§ **What you are asked to do**: Starting at the first line of the listing below, repeat each line up to and including the one containing "const noPad = s". Leave out pictures.

§ **Supplied data**:
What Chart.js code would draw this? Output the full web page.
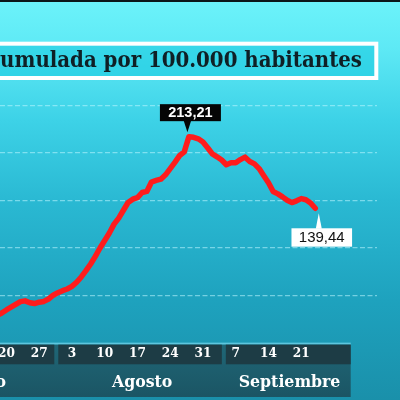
<!DOCTYPE html>
<html>
<head>
<meta charset="utf-8">
<script src="https://cdn.jsdelivr.net/npm/chart.js@4.4.1/dist/chart.umd.min.js"></script>
<style>
html,body{margin:0;padding:0;background:#1a92ac;overflow:hidden}
#wrap{width:400px;height:400px;position:relative}
</style>
</head>
<body>
<div id="wrap"><canvas id="c" width="400" height="400"></canvas></div>
<script>
// Día del primer dato (días contados desde el 0 de julio): 18 de julio
const firstDay = 18;
// Incidencia acumulada por 100.000 habitantes, un valor por día (18 jul – 24 sep)
const incidencia = [
  29.0, 31.6, 34.7, 37.5, 40.4, 43.3, 44.1, 42.2, 41.3, 42.7,
  43.5, 46.0, 49.9, 52.5, 54.6, 56.3, 59.0, 63.2, 68.7, 75.2,
  82.1, 89.9, 98.5, 106.2, 114.0, 123.1, 129.3, 137.4, 145.4, 148.8,
  150.5, 155.7, 156.8, 166.5, 168.1, 169.4, 173.9, 180.3, 186.8, 193.7,
  197.5, 213.21, 212.6, 211.0, 207.8, 201.8, 195.4, 192.5, 189.2, 184.3,
  186.3, 186.3, 189.6, 192.1, 187.7, 185.2, 180.3, 172.9, 165.7, 156.7,
  154.3, 151.2, 147.7, 145.3, 147.1, 149.4, 148.2, 144.9, 139.44
];
// Marcas del eje de días
const dayTickValues = [20, 27, 34, 41, 48, 55, 62, 69, 76, 83];
const dayTickLabels = ['20', '27', '3', '10', '17', '24', '31', '7', '14', '21'];
// Meses
const monthTickValues = [15.5, 49, 80.5];
const monthLabels = ['Julio', 'Agosto', 'Septiembre'];
// Líneas de referencia horizontales
const gridValues = [50, 98.5, 147.5, 196.5, 245];
const titleText = 'Incidencia acumulada por 100.000 habitantes';
const visibleTitlePart = 'umulada por 100.000 habitantes';

const points = incidencia.map((v, i) => ({x: firstDay + i, y: v}));
const fmt = v => v.toFixed(2).replace('.', ',');

const SERIF = "'DejaVu Serif Condensed','DejaVu Serif',serif";

const noPad = s => { s.paddingLeft = 0; s.paddingRight = 0; s.paddingTop = 0; s.paddingBottom = 0; };

const bgPlugin = {
  id: 'bg',
  beforeDraw(chart) {
    const c = chart.ctx, W = chart.width, H = chart.height;
    c.save();
    const g = c.createLinearGradient(0, 0, 0, H);
    g.addColorStop(0, '#6cf3fa');
    g.addColorStop(0.12, '#5ee9f5');
    g.addColorStop(0.3, '#3dd2e7');
    g.addColorStop(0.5, '#2ab9d3');
    g.addColorStop(0.75, '#1ea2be');
    g.addColorStop(1, '#1a90aa');
    c.fillStyle = g;
    c.fillRect(0, 0, W, H);
    c.fillStyle = '#0b1719';
    c.fillRect(0, 0, W, 2);

    // Title box
    c.fillStyle = 'rgba(22,200,222,0.55)';
    c.fillRect(-10, 44, 388, 34);
    c.strokeStyle = '#ffffff';
    c.lineWidth = 4;
    c.strokeRect(-10, 43.7, 386.3, 34.3);
    let size = 24;
    c.font = 'bold ' + size + 'px ' + SERIF;
    const w = c.measureText(visibleTitlePart).width;
    size = size * 362 / w;
    c.font = 'bold ' + size.toFixed(2) + 'px ' + SERIF;
    c.fillStyle = '#0f2026';
    c.textAlign = 'right';
    c.textBaseline = 'alphabetic';
    c.fillText(titleText, 362, 67);

    // Axis bar
    const top = chart.chartArea.bottom;
    c.fillStyle = '#5ec6de';
    c.fillRect(0, top - 1, 350.7, 2);
    const mg = c.createLinearGradient(0, top + 1, 0, 397);
    mg.addColorStop(0, '#1f6676');
    mg.addColorStop(1, '#1b5564');
    c.fillStyle = mg;
    c.fillRect(0, top + 1, 350.7, 397 - top - 1);
    c.fillStyle = '#1d3c45';
    const xs = chart.scales.x;
    const b1 = xs.getPixelForValue(30.66), b2 = xs.getPixelForValue(66.46);
    const edges = [[-10, b1 - 2], [b1 + 2, b2 - 2], [b2 + 2, 350.7]];
    edges.forEach(([a, b]) => c.fillRect(a, top + 1, b - a, 364.3 - top - 1));
    c.restore();
  }
};

const notePlugin = {
  id: 'notes',
  afterDatasetsDraw(chart) {
    const c = chart.ctx;
    const meta = chart.getDatasetMeta(0);
    let iMax = 0;
    incidencia.forEach((v, i) => { if (v > incidencia[iMax]) iMax = i; });
    const iLast = incidencia.length - 1;
    c.save();
    // Peak label (black)
    let p = meta.data[iMax];
    let tipX = p.x - 1.5, tipY = p.y - 4.5;
    let bw = 61, bh = 17, bx = tipX + 3 - bw / 2, by = tipY - 11 - bh;
    c.fillStyle = '#050505';
    c.fillRect(bx, by, bw, bh);
    c.beginPath();
    c.moveTo(tipX - 3.7, by + bh - 0.5);
    c.lineTo(tipX + 3.7, by + bh - 0.5);
    c.lineTo(tipX, tipY);
    c.closePath();
    c.fill();
    c.fillStyle = '#ffffff';
    c.font = 'bold 14.5px "Liberation Sans", Arial, sans-serif';
    c.textAlign = 'center';
    c.textBaseline = 'middle';
    c.fillText(fmt(incidencia[iMax]), bx + bw / 2, by + bh / 2 + 0.5);

    // Last label (white)
    p = meta.data[iLast];
    tipX = p.x + 3.5; tipY = p.y + 5;
    bw = 60.6; bh = 18.4; bx = tipX + 3 - bw / 2; by = tipY + 15;
    c.fillStyle = '#ffffff';
    c.fillRect(bx, by, bw, bh);
    c.beginPath();
    c.moveTo(tipX - 3, by + 0.5);
    c.lineTo(tipX + 3, by + 0.5);
    c.lineTo(tipX, tipY);
    c.closePath();
    c.fill();
    c.fillStyle = '#111111';
    c.font = '15px "Liberation Sans", Arial, sans-serif';
    c.fillText(fmt(incidencia[iLast]), bx + bw / 2, by + bh / 2 + 0.5);
    c.restore();
  }
};

new Chart(document.getElementById('c'), {
  type: 'line',
  data: {
    datasets: [{
      data: points,
      borderColor: '#ff1c1c',
      borderWidth: 5.5,
      pointRadius: 0,
      tension: 0,
      borderJoinStyle: 'round',
      borderCapStyle: 'round',
      fill: false
    }]
  },
  options: {
    responsive: false,
    animation: false,
    events: [],
    layout: {autoPadding: false, padding: {top: 0, left: 0, right: 23, bottom: 0}},
    plugins: {legend: {display: false}, tooltip: {enabled: false}, title: {display: false}},
    scales: {
      x: {
        type: 'linear', position: 'bottom', weight: 0,
        min: 18.63, max: 99.19,
        grid: {display: false, drawTicks: false},
        border: {display: false},
        afterBuildTicks: s => { s.ticks = dayTickValues.map(v => ({value: v})); },
        afterFit: s => { s.height = 20.35; noPad(s); },
        ticks: {
          color: '#ffffff', autoSkip: false, maxRotation: 0, minRotation: 0, padding: 3.5,
          font: {family: SERIF, size: 13.5, weight: 'bold', lineHeight: 1},
          callback: (v, i) => dayTickLabels[i]
        }
      },
      xm: {
        type: 'linear', position: 'bottom', weight: 1,
        min: 18.63, max: 99.19,
        grid: {display: false, drawTicks: false},
        border: {display: false},
        afterBuildTicks: s => { s.ticks = monthTickValues.map(v => ({value: v})); },
        afterFit: s => { s.height = 36; noPad(s); },
        ticks: {
          color: '#ffffff', autoSkip: false, maxRotation: 0, minRotation: 0, padding: 10,
          font: {family: SERIF, size: 17.5, weight: 'bold', lineHeight: 1},
          callback: (v, i) => monthLabels[i]
        }
      },
      y: {
        min: 0, max: 354,
        ticks: {display: false},
        border: {display: false, dash: [5, 2.5]},
        grid: {color: 'rgba(190,245,255,0.55)', lineWidth: 1.2, drawTicks: false},
        afterBuildTicks: s => { s.ticks = gridValues.map(v => ({value: v})); },
        afterFit: s => { s.width = 0; noPad(s); }
      }
    }
  },
  plugins: [bgPlugin, notePlugin]
});
</script>
</body>
</html>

§ **Result**:
What Chart.js code would draw this? Output the full web page.
<!DOCTYPE html>
<html>
<head>
<meta charset="utf-8">
<script src="https://cdn.jsdelivr.net/npm/chart.js@4.4.1/dist/chart.umd.min.js"></script>
<style>
html,body{margin:0;padding:0;background:#1a92ac;overflow:hidden}
#wrap{width:400px;height:400px;position:relative}
</style>
</head>
<body>
<div id="wrap"><canvas id="c" width="400" height="400"></canvas></div>
<script>
// Día del primer dato (días contados desde el 0 de julio): 18 de julio
const firstDay = 18;
// Incidencia acumulada por 100.000 habitantes, un valor por día (18 jul – 24 sep)
const incidencia = [
  29.0, 31.6, 34.7, 37.5, 40.4, 43.3, 44.1, 42.2, 41.3, 42.7,
  43.5, 46.0, 49.9, 52.5, 54.6, 56.3, 59.0, 63.2, 68.7, 75.2,
  82.1, 89.9, 98.5, 106.2, 114.0, 123.1, 129.3, 137.4, 145.4, 148.8,
  150.5, 155.7, 156.8, 166.5, 168.1, 169.4, 173.9, 180.3, 186.8, 193.7,
  197.5, 213.21, 212.6, 211.0, 207.8, 201.8, 195.4, 192.5, 189.2, 184.3,
  186.3, 186.3, 189.6, 192.1, 187.7, 185.2, 180.3, 172.9, 165.7, 156.7,
  154.3, 151.2, 147.7, 145.3, 147.1, 149.4, 148.2, 144.9, 139.44
];
// Marcas del eje de días
const dayTickValues = [20, 27, 34, 41, 48, 55, 62, 69, 76, 83];
const dayTickLabels = ['20', '27', '3', '10', '17', '24', '31', '7', '14', '21'];
// Meses
const monthTickValues = [15.5, 49, 80.5];
const monthLabels = ['Julio', 'Agosto', 'Septiembre'];
// Líneas de referencia horizontales
const gridValues = [50, 98.5, 147.5, 196.5, 245];
const titleText = 'Incidencia acumulada por 100.000 habitantes';
const visibleTitlePart = 'umulada por 100.000 habitantes';

const points = incidencia.map((v, i) => ({x: firstDay + i, y: v}));
const fmt = v => v.toFixed(2).replace('.', ',');

const SERIF = "'DejaVu Serif Condensed','DejaVu Serif',serif";

const noPad = s => { s.paddingLeft = 0; s.paddingRight = 0; s.paddingTop = 0; s.paddingBottom = 0; };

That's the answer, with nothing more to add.